Ribbon Cutting for Dr. McDonald Barn Friday Evening
After a nearly three-year-long process of planning, fundraising and building, the long-awaited and highly anticipated revealing of the Dr. Bill McDonald Animal Science Pavilion will be taking place Friday, December 14.
At 4 p.m., the doors to the barn will open, and at 5 p.m., the ribbon cutting ceremony will begin. Inside, after the ribbon cutting, people will be able to meet the pigs and learn about them. A donor wall will be on display to show all of the names of the people who made contributions to the barn with the purpose of recognizing their generosity.
The agricultural department, along with the help of other departments, will be hosting a dinner at PHS for the donors. Fire science teacher Dutch Parks and his class will prepare the pork ribs, which were raised by the agriculture classes. Side dishes will be prepared by cooking teacher Debbie Andry and her students. During the dinner, students will be walking around and answering any questions about projects they are working on or the barn itself.
“What we’re looking for here is to celebrate with all of our partners who helped us get our barn built,” said agriculture teacher Cory Scott.
There was a lot of work that went into making the barn what it is today. After a failed attempt of the project, they began developing plans for the Dr. Bill McDonald Animal Science Pavilion. An open house was held in November of last year, which was followed by fundraising. This led to the groundbreaking in July 2018 and the recent completion of the barn. Because of the barn, the greenhouse can return to being a greenhouse instead of housing livestock. This will allow the agriculture department to expand on their plant operations.

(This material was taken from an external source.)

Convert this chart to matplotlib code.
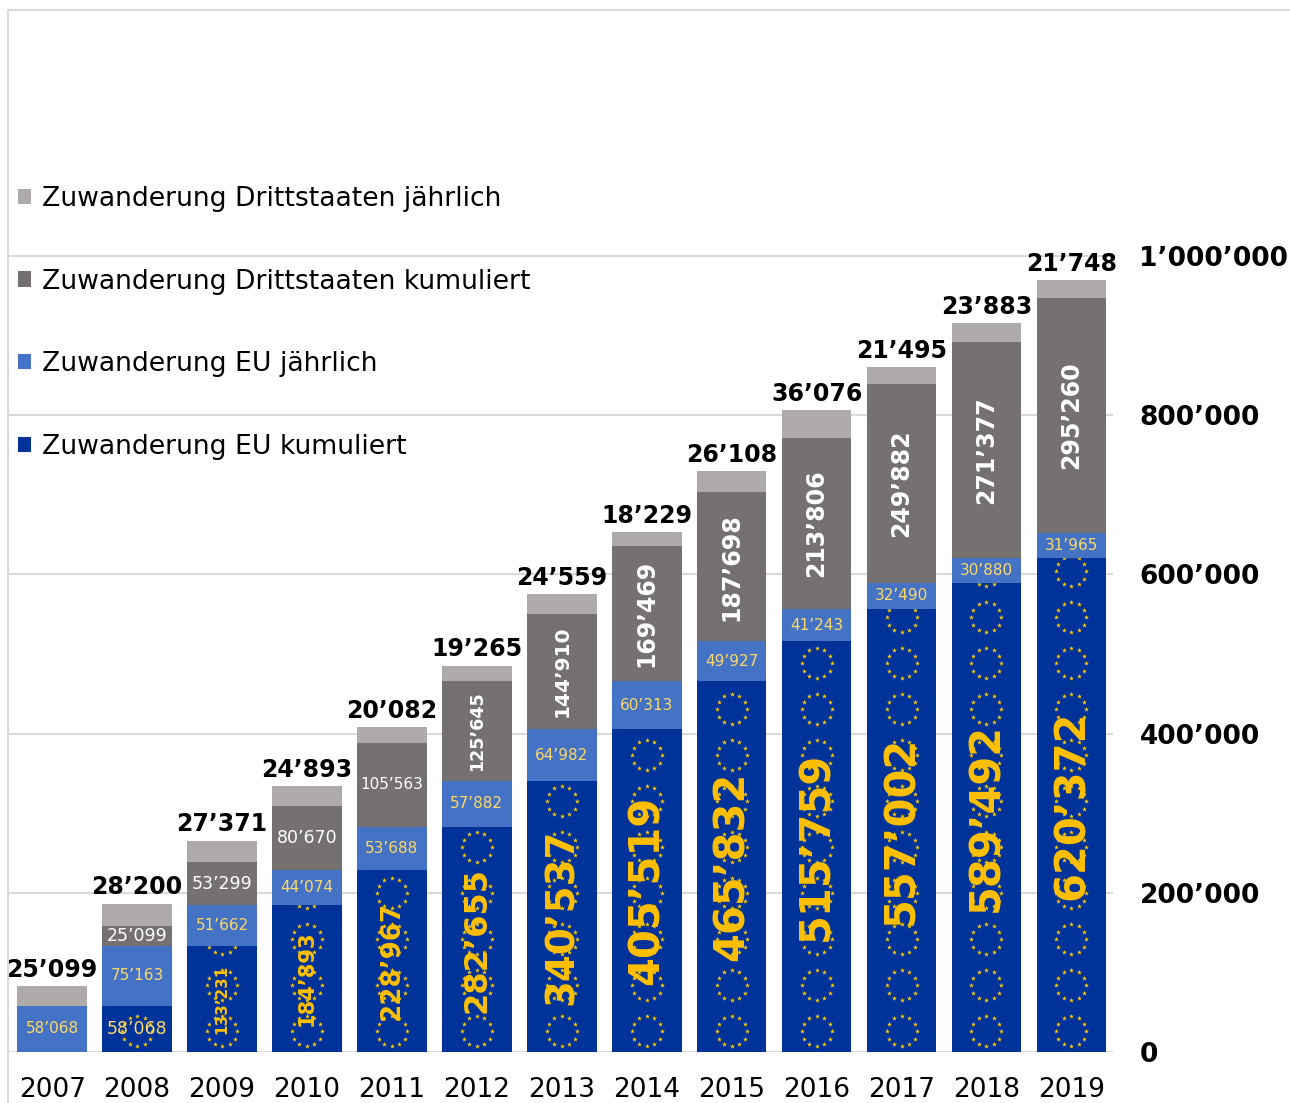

“We’re excited about the new opportunities the new building is going to provide for us and what we will be able to expand and do now that we’ve got the extra space,” said Scott.
Looking forward, Scott hopes to build an innovation area to share with ITE teacher Jason Goodman that will allow the agriculture students to experiment and explore different options for growing plants. Also on the agenda are adding species to their stock and producing food through aquaponics for the school cafeteria.
The barn, which is now complete, had to start somewhere, and that was at the hand of Dr. Bill McDonald. McDonald was the person who originally came up with the idea of Scott and his students obtaining the money themselves instead of relying on grants or other forms of school funding. He was the first donor, and the barn would not be where it is today if it weren’t for him. With this in mind, the barn was dedicated to him and constructed in his honor.
“It means a lot [to have Bill McDonald’s name on the barn]. Dr. McDonald was a good friend of mine, and he was really a big supporter of ours,” said Scott.
This barn is so much more than just a building to the students and Scott. All of the effort and stress turned into something they can be proud of. Naming the barn after such a key player in the process of turning it into a reality only makes it more special.